Animal politique - Elisabeth de Fontenay
Extrait d’un long et passionnant entretien avec Elisabeth de Fontenay proposé par Philagora et réalisé par Jean-Marie Brohm, le 20 mai 2001.
Le Silence des bêtes porte en sous-titre : La philosophie à l’épreuve de l’animalité. Pourquoi avoir voulu mettre la philosophie à l’épreuve de l’animalité plutôt qu’à l’épreuve du « langage », de la « conscience », du « pouvoir », de la « corporéité » ou de tout autre thème traditionnel de la philosophie ?
Je crois que le langage, la conscience, le pouvoir, la corporéité constituent autant de manières de parler de l’animal dans son rapport avec l’Homme. Si nous reprenons dans l’ordre ces philosophèmes que vous évoquez, je constate que l’animal est un chemin de traverse peu fréquenté et pourtant très sûr pour aborder ces grandes questions.
Le langage ? En accompagnant la grande lignée philosophique qui va des Présocratiques à Heidegger et Levinas, nous constatons que le langage aura permis aux philosophes, à l’exception de quelques pensées minoritaires ou marginales, de fonder le propre de l’Homme, c’est-à-dire ce qu’on désigne comme la différence anthropologique. Et les rares penseurs qui d’âge en âge auront osé affirmer qu’il y avait un langage animal l’ont toujours fait dans le but de déstabiliser la métaphysique occidentale-chrétienne.
La conscience ? Lorsque j’ai commencé à réfléchir sur le statut de l’animal dans l’histoire de la philosophie, j’avais beaucoup de mépris pour cette notion de conscience que je trouvais bêtement psychologisante et spiritualiste. J’ai peu à peu appris à comprendre que cette instance permettait de penser dans une certaine continuité les hommes et les animaux, et qu’il fallait garder ses forces critiques pour mettre plutôt en cause une certaine conception de la subjectivité humaine, solipsiste, appropriatrice, prédatrice.

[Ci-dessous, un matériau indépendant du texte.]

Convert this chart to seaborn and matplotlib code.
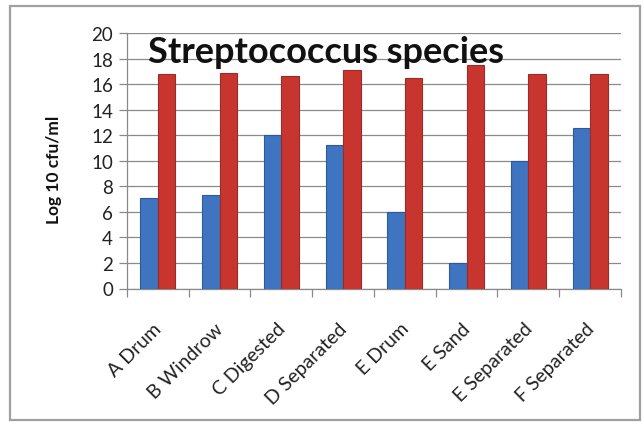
import matplotlib
matplotlib.use("Agg")
import matplotlib.pyplot as plt
import matplotlib.transforms as mtransforms
from matplotlib.patches import Rectangle
import seaborn as sns
import pandas as pd
import numpy as np

categories = ["A Drum", "B Windrow", "C Digested", "D Separated",
              "E Drum", "E Sand", "E Separated", "F Separated"]
series_names = ["Series 1", "Series 2"]
series1 = [7.1, 7.3, 12.0, 11.2, 6.0, 2.0, 10.0, 12.6]
series2 = [16.8, 16.9, 16.6, 17.1, 16.5, 17.5, 16.8, 16.8]
yticks = [0, 2, 4, 6, 8, 10, 12, 14, 16, 18, 20]
title = "Streptococcus species"
ylabel = "Log 10 cfu/ml"

df = pd.DataFrame({
    "category": categories * 2,
    "series": [series_names[0]] * len(categories) + [series_names[1]] * len(categories),
    "value": series1 + series2,
})

sns.set_style("white")
plt.rcParams["font.family"] = ["Lato", "DejaVu Sans"]

fig = plt.figure(figsize=(6.44, 4.27), dpi=100)
ax = fig.add_axes([127 / 644, 1 - 289.5 / 427, (621 - 127) / 644, (289.5 - 34) / 427])

# outer frame
fig.patches.append(Rectangle((10 / 644, 6 / 427), 630 / 644, 414 / 427,
                             transform=fig.transFigure, fill=False,
                             edgecolor="#a0a0a0", linewidth=1.6, zorder=0))

palette = {series_names[0]: "#3E74C0", series_names[1]: "#C8352F"}
sns.barplot(data=df, x="category", y="value", hue="series", order=categories,
            hue_order=series_names, palette=palette, width=0.57, gap=0,
            saturation=1, legend=False, ax=ax, zorder=3)
for i, p in enumerate(ax.patches):
    p.set_edgecolor("#2d5a9a" if i < len(categories) else "#9e2a25")
    p.set_linewidth(0.8)

ax.set_ylim(0, 20)
ax.set_xlim(-0.5, len(categories) - 0.5)
ax.set_yticks(yticks)
ax.set_yticklabels([str(t) for t in yticks], fontsize=13.5, color="#222222")
ax.yaxis.grid(True, color="#8a8a8a", linewidth=0.9, zorder=0)
ax.set_axisbelow(True)
for s in ["top", "right"]:
    ax.spines[s].set_visible(False)
for s in ["left", "bottom"]:
    ax.spines[s].set_color("#8a8a8a")
    ax.spines[s].set_linewidth(0.9)
ax.tick_params(axis="y", which="major", length=6, width=0.9, color="#8a8a8a",
               direction="out", pad=4, left=True)

# x ticks: labels at centers, tick marks at boundaries
ax.set_xticks(range(len(categories)))
ax.set_xticklabels(categories, rotation=45, ha="right", va="baseline",
                   rotation_mode="anchor", fontsize=14, color="#222222")
ax.tick_params(axis="x", which="major", length=0, pad=0)
ax.set_xticks(np.arange(-0.5, len(categories), 1.0), minor=True)
ax.tick_params(axis="x", which="minor", length=6, width=0.9, color="#8a8a8a",
               direction="out", bottom=True)
offset = mtransforms.ScaledTranslation(5 / 100, -41 / 100, fig.dpi_scale_trans)
for lab in ax.get_xticklabels():
    lab.set_transform(lab.get_transform() + offset)

ax.set_xlabel("")
ax.set_ylabel("")
ax.text((54 - 127) / 494, (289.5 - 170) / 255.5, ylabel, transform=ax.transAxes,
        rotation=90, ha="center", va="center", fontsize=12.5, fontweight="bold",
        color="#111111")
ax.text((148 - 127) / 494, (289.5 - 63) / 255.5, title, transform=ax.transAxes,
        ha="left", va="baseline", fontsize=26, fontweight="bold", color="#111111",
        zorder=5)

fig.savefig("out.png", dpi=100)
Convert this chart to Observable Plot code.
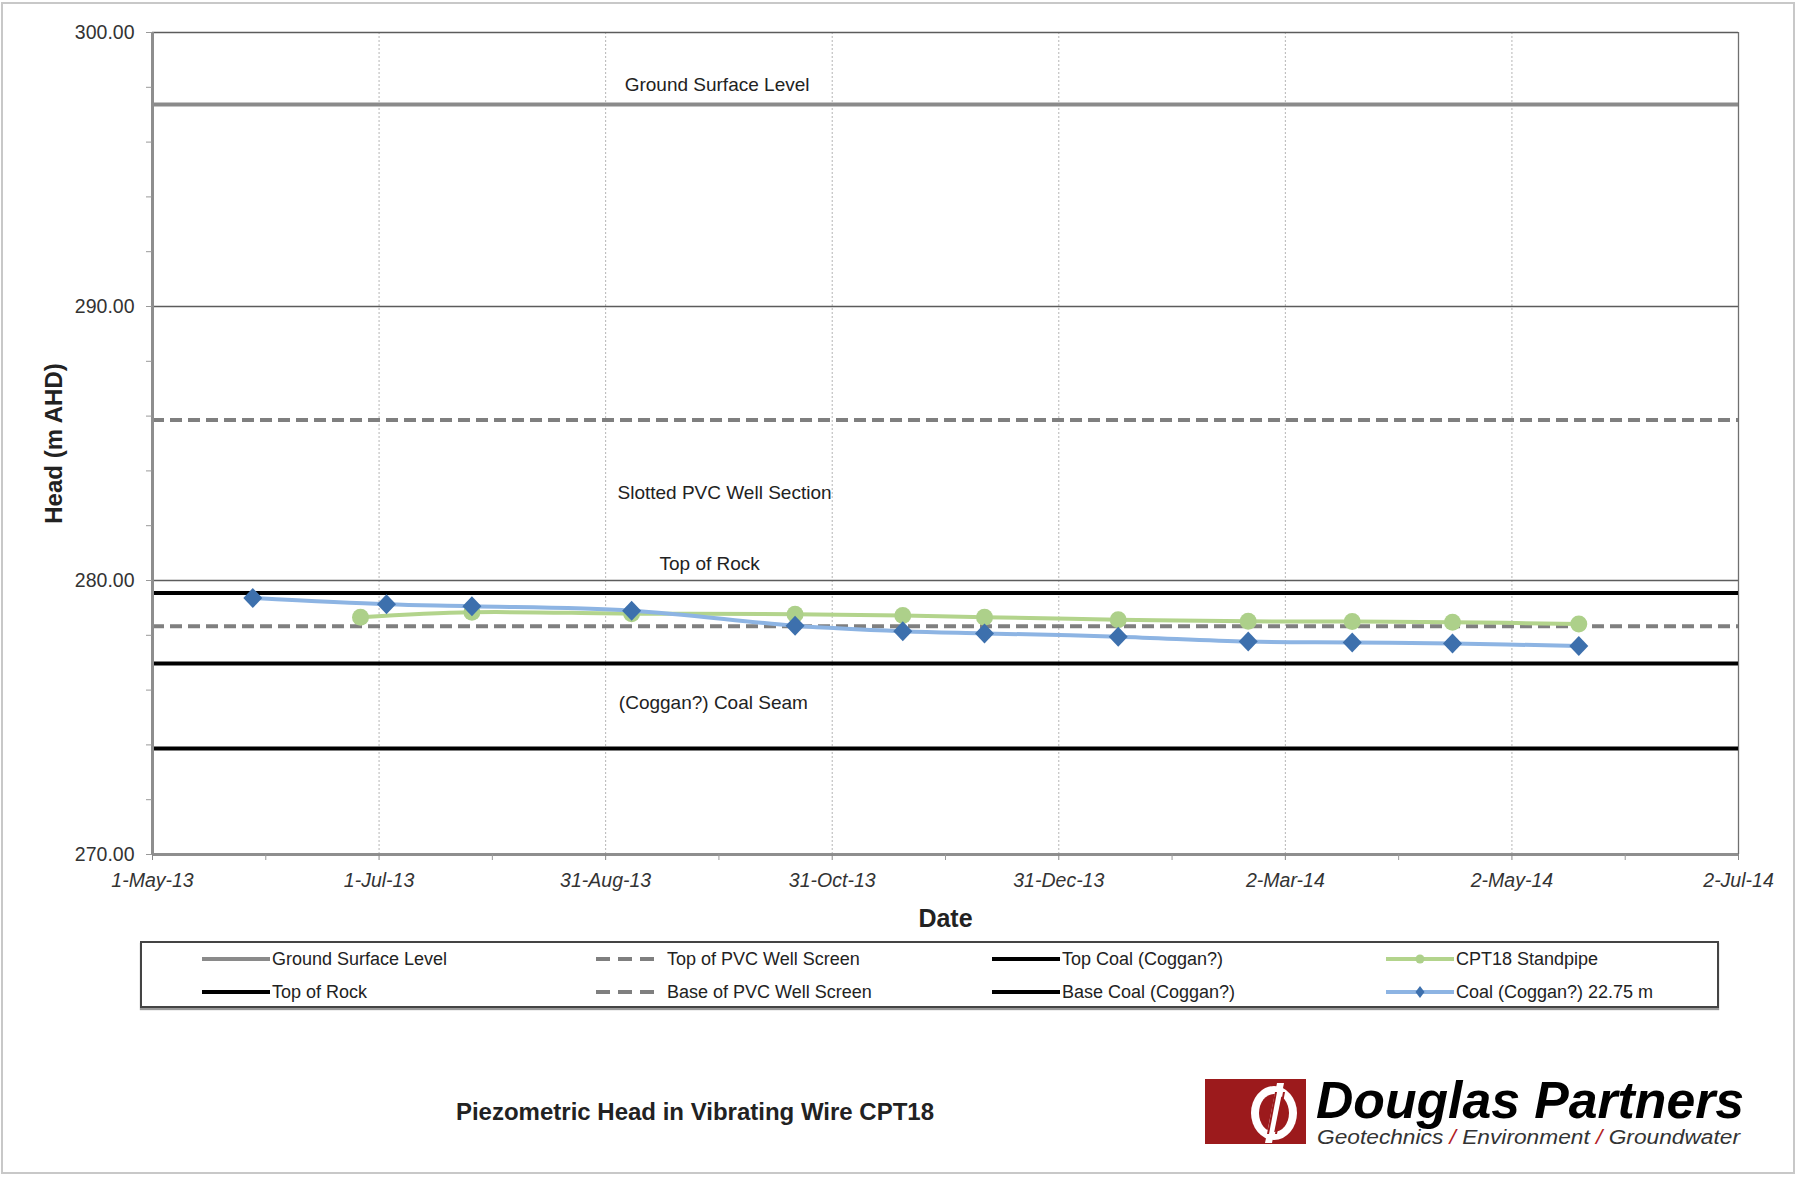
<!DOCTYPE html>
<html>
<head>
<meta charset="utf-8">
<script src="https://cdn.jsdelivr.net/npm/d3@7"></script>
<script src="https://cdn.jsdelivr.net/npm/@observablehq/plot@0.6"></script>
<style>
html,body{margin:0;padding:0;background:#fff;}
body{width:1798px;height:1177px;position:relative;overflow:hidden;font-family:"Liberation Sans",Arial,sans-serif;color:#222;}
#frame{position:absolute;left:1px;top:2px;width:1794px;height:1172px;border:2px solid #c8c8c8;box-sizing:border-box;}
#chart{position:absolute;left:0;top:0;}
#legend{position:absolute;left:140px;top:941px;width:1579px;height:67px;border:2px solid #444;box-sizing:border-box;box-shadow:0 2px 1px #999;background:#fff;}
.lg-item{position:absolute;display:flex;align-items:center;height:24px;font-size:18px;color:#222;white-space:nowrap;}
.lg-item svg{display:block;}
#title{position:absolute;left:345px;width:700px;top:1098px;text-align:center;font-weight:bold;font-size:24px;color:#222;}
#logo{position:absolute;left:1195px;top:1070px;}
</style>
</head>
<body>
<div id="frame"></div>
<div id="chart"></div>
<div id="legend"></div>
<div id="title">Piezometric Head in Vibrating Wire CPT18</div>
<svg id="logo" width="580" height="90" xmlns="http://www.w3.org/2000/svg">
  <rect x="10" y="9" width="101" height="65" fill="#9c1a1c"/>
  <ellipse cx="79" cy="43" rx="23" ry="27" fill="#fff"/>
  <ellipse cx="79" cy="43" rx="15" ry="19" fill="#9c1a1c"/>
  <polygon points="82,13 89,13 77,73 70,73" fill="#fff"/>
  <polygon points="80,22 82,22 74,64 72,64" fill="#9c1a1c"/>
  <polygon points="88,22 90,22 82,64 80,64" fill="#9c1a1c"/>
  <text x="121" y="48" font-family="Liberation Sans, Arial, sans-serif" font-size="52" font-weight="bold" font-style="italic" fill="#000" textLength="428" lengthAdjust="spacingAndGlyphs">Douglas Partners</text>
  <text x="122" y="74" font-family="Liberation Sans, Arial, sans-serif" font-size="20" font-style="italic" fill="#333" textLength="423" lengthAdjust="spacingAndGlyphs">Geotechnics <tspan fill="#b32025">/</tspan> Environment <tspan fill="#b32025">/</tspan> Groundwater</text>
</svg>
<script>
// ---------------- data ----------------
const xTickDates = ["2013-05-01","2013-07-01","2013-08-31","2013-10-31","2013-12-31","2014-03-02","2014-05-02","2014-07-02"];
const xTickLabels = ["1-May-13","1-Jul-13","31-Aug-13","31-Oct-13","31-Dec-13","2-Mar-14","2-May-14","2-Jul-14"];
const yTicks = [270, 280, 290, 300];
const yTickLabels = ["270.00","280.00","290.00","300.00"];

const refNames  = ["Ground Surface Level","Top of PVC Well Screen","Top of Rock","Base of PVC Well Screen","Top Coal (Coggan?)","Base Coal (Coggan?)"];
const refValues = [297.37, 285.86, 279.54, 278.33, 276.97, 273.87];

const standpipeDates  = ["2013-06-26","2013-07-26","2013-09-07","2013-10-21","2013-11-19","2013-12-11","2014-01-16","2014-02-20","2014-03-20","2014-04-16","2014-05-20"];
const standpipeValues = [278.66, 278.84, 278.79, 278.77, 278.72, 278.66, 278.57, 278.51, 278.50, 278.48, 278.41];

const coalDates  = ["2013-05-28","2013-07-03","2013-07-26","2013-09-07","2013-10-21","2013-11-19","2013-12-11","2014-01-16","2014-02-20","2014-03-20","2014-04-16","2014-05-20"];
const coalValues = [279.36, 279.13, 279.06, 278.90, 278.35, 278.15, 278.07, 277.95, 277.77, 277.74, 277.70, 277.61];

const zoneLabels      = ["Ground Surface Level","Slotted PVC Well Section","Top of Rock","(Coggan?) Coal Seam"];
const zoneLabelDates  = ["2013-09-30","2013-10-02","2013-09-28","2013-09-29"];
const zoneLabelValues = [298.07, 283.18, 280.59, 275.52];

const legendRows = [
  ["Ground Surface Level","Top of PVC Well Screen","Top Coal (Coggan?)","CPT18 Standpipe"],
  ["Top of Rock","Base of PVC Well Screen","Base Coal (Coggan?)","Coal (Coggan?) 22.75 m"]
];

// ---------------- styles ----------------
const FONT = "Liberation Sans, Arial, sans-serif";
const refStyle = {
  "Ground Surface Level":   {stroke:"#8a8a8a", width:4,   dash:null},
  "Top of PVC Well Screen": {stroke:"#7f7f7f", width:4,   dash:"12,6"},
  "Top of Rock":            {stroke:"#000000", width:4,   dash:null},
  "Base of PVC Well Screen":{stroke:"#7f7f7f", width:4,   dash:"12,6"},
  "Top Coal (Coggan?)":     {stroke:"#000000", width:4,   dash:null},
  "Base Coal (Coggan?)":    {stroke:"#000000", width:4,   dash:null}
};
const GREEN_LINE = "#b3d48c", GREEN_DOT = "#add08a";
const BLUE_LINE = "#8db4e3", BLUE_DOT = "#3d70ad";

// diamond symbol (square rotated 45deg)
const diamond = {
  draw(context, size) {
    const r = Math.sqrt(size / Math.PI);
    context.moveTo(0, -r);
    context.lineTo(r * 0.95, 0);
    context.lineTo(0, r);
    context.lineTo(-r * 0.95, 0);
    context.closePath();
  }
};

// ---------------- build ----------------
const parse = s => new Date(s + "T00:00:00Z");
const xTicks = xTickDates.map(parse);
const xMinor = xTicks.slice(0, -1).map((d, i) => new Date((+d + +xTicks[i + 1]) / 2));
const yMinor = d3.range(yTicks[0], yTicks[yTicks.length - 1] + 0.001, 2);

const refs = refNames.map((n, i) => ({name: n, value: refValues[i]}));
const standpipe = standpipeDates.map((d, i) => ({date: parse(d), value: standpipeValues[i]}));
const coal = coalDates.map((d, i) => ({date: parse(d), value: coalValues[i]}));
const zones = zoneLabels.map((t, i) => ({text: t, date: parse(zoneLabelDates[i]), value: zoneLabelValues[i]}));

const xFmt = d => { const i = xTicks.findIndex(t => +t === +d); return i >= 0 ? xTickLabels[i] : ""; };
const yFmt = v => { const i = yTicks.indexOf(v); return i >= 0 ? yTickLabels[i] : ""; };

const refMarks = refs.map(r => Plot.ruleY([r], {
  y: "value",
  stroke: refStyle[r.name].stroke,
  strokeWidth: refStyle[r.name].width,
  strokeDasharray: refStyle[r.name].dash || undefined
}));

const chart = Plot.plot({
  width: 1798,
  height: 935,
  marginLeft: 152,
  marginRight: 60,
  marginTop: 32,
  marginBottom: 81,
  style: {fontFamily: FONT, fontSize: "19px", color: "#333", background: "transparent", overflow: "visible"},
  x: {type: "utc", domain: [xTicks[0], xTicks[xTicks.length - 1]]},
  y: {domain: [yTicks[0], yTicks[yTicks.length - 1]]},
  marks: [
    // vertical dotted gridlines
    Plot.ruleX(xTicks.slice(1, -1), {stroke: "#b5b5b5", strokeWidth: 1, strokeDasharray: "2,2"}),
    // horizontal gridlines
    Plot.ruleY(yTicks.slice(1), {stroke: "#5c5c5c", strokeWidth: 1.6}),
    // right frame edge
    Plot.ruleX([xTicks[xTicks.length - 1]], {stroke: "#707070", strokeWidth: 1.3}),
    // reference levels
    ...refMarks,
    // axis lines
    Plot.ruleX([xTicks[0]], {stroke: "#8e8e8e", strokeWidth: 3}),
    Plot.ruleY([yTicks[0]], {stroke: "#8e8e8e", strokeWidth: 3}),
    // series
    Plot.line(standpipe, {x: "date", y: "value", stroke: GREEN_LINE, strokeWidth: 4, curve: "catmull-rom"}),
    Plot.dot(standpipe, {x: "date", y: "value", r: 8.5, fill: GREEN_DOT, stroke: "none"}),
    Plot.line(coal, {x: "date", y: "value", stroke: BLUE_LINE, strokeWidth: 4, curve: "catmull-rom"}),
    Plot.dot(coal, {x: "date", y: "value", r: 10, symbol: diamond, fill: BLUE_DOT, stroke: "none"}),
    // zone labels
    Plot.text(zones, {x: "date", y: "value", text: "text", fontSize: 19, fill: "#222", fontFamily: FONT}),
    // axes
    Plot.axisY(yTicks, {tickFormat: yFmt, tickSize: 6, tickPadding: 12, stroke: "#888", fill: "#333", fontSize: 19.5, label: null}),
    Plot.axisY(yMinor, {tickFormat: () => "", tickSize: 6, stroke: "#999", label: null}),
    Plot.axisX(xTicks, {tickFormat: xFmt, tickSize: 6, tickPadding: 13, stroke: "#888", fill: "#333", fontSize: 19.5, fontStyle: "italic", label: null}),
    Plot.axisX(xMinor, {tickFormat: () => "", tickSize: 6, stroke: "#999", label: null}),
    // axis titles
    Plot.text(["Head (m AHD)"], {frameAnchor: "left", textAnchor: "middle", rotate: -90, dx: -98, fontSize: 24, fontWeight: "bold", fill: "#222", fontFamily: FONT}),
    Plot.text(["Date"], {frameAnchor: "bottom", dy: 72, fontSize: 25, fontWeight: "bold", fill: "#222", fontFamily: FONT})
  ]
});
document.getElementById("chart").appendChild(chart);

// ---------------- legend ----------------
const legend = document.getElementById("legend");
const colX = [60, 454, 850, 1244];
const rowY = [4, 37];
const sampleFor = name => {
  const ns = "http://www.w3.org/2000/svg";
  const svg = document.createElementNS(ns, "svg");
  const isDash = refStyle[name] && refStyle[name].dash;
  const w = isDash ? 58 : 68;
  svg.setAttribute("width", w);
  svg.setAttribute("height", 24);
  const line = document.createElementNS(ns, "line");
  line.setAttribute("x1", 0); line.setAttribute("x2", w);
  line.setAttribute("y1", 12); line.setAttribute("y2", 12);
  if (refStyle[name]) {
    line.setAttribute("stroke", refStyle[name].stroke);
    line.setAttribute("stroke-width", refStyle[name].width);
    if (isDash) line.setAttribute("stroke-dasharray", "14,8");
    svg.appendChild(line);
  } else if (name === "CPT18 Standpipe") {
    line.setAttribute("stroke", GREEN_LINE); line.setAttribute("stroke-width", 4);
    svg.appendChild(line);
    const c = document.createElementNS(ns, "circle");
    c.setAttribute("cx", w / 2); c.setAttribute("cy", 12); c.setAttribute("r", 4.5);
    c.setAttribute("fill", GREEN_DOT);
    svg.appendChild(c);
  } else {
    line.setAttribute("stroke", BLUE_LINE); line.setAttribute("stroke-width", 4);
    svg.appendChild(line);
    const p = document.createElementNS(ns, "path");
    const cx = w / 2;
    p.setAttribute("d", `M${cx},6L${cx + 4.5},12L${cx},18L${cx - 4.5},12Z`);
    p.setAttribute("fill", BLUE_DOT);
    svg.appendChild(p);
  }
  return {svg, isDash};
};
legendRows.forEach((row, ri) => row.forEach((name, ci) => {
  const item = document.createElement("div");
  item.className = "lg-item";
  item.style.left = colX[ci] + "px";
  item.style.top = rowY[ri] + "px";
  const {svg, isDash} = sampleFor(name);
  item.appendChild(svg);
  const span = document.createElement("span");
  span.textContent = name;
  span.style.marginLeft = (isDash ? 13 : 2) + "px";
  item.appendChild(span);
  legend.appendChild(item);
}));
</script>
</body>
</html>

Le pouvoir ? La question animale est une question politique, dans la mesure où elle renvoie à nos rapports avec les animaux : ce qui ne signifie pas que les animaux sont des êtres politiques, mais que la manière dont on les traite, on les élève, on les abat concerne notre existence sociale, et même citoyenne. Victor Hugo, Jules Michelet, Victor Schœlcher, Georges Clémenceau le savaient qui défendaient avec acharnement la cause animale dans les débats publics où s’affrontaient la gauche républicaine et la droite cléricale.
La corporéité ? Le corps me semble une question philosophique par excellence et j’ai jadis amorcé une analyse de ce que pouvaient être les rapports du corps propre et de la propriété privée. Est-ce que la bête que l’on exploite, que l’on massacre, a un « corps propre », c’est-à-dire « est » son corps ? Pour résumer ma réponse à votre question, je vois donc dans l’animal une figure qui permet de traverser et de déconstruire toute la tradition métaphysique.
Le silence des bêtes est paru chez Fayard en 1998.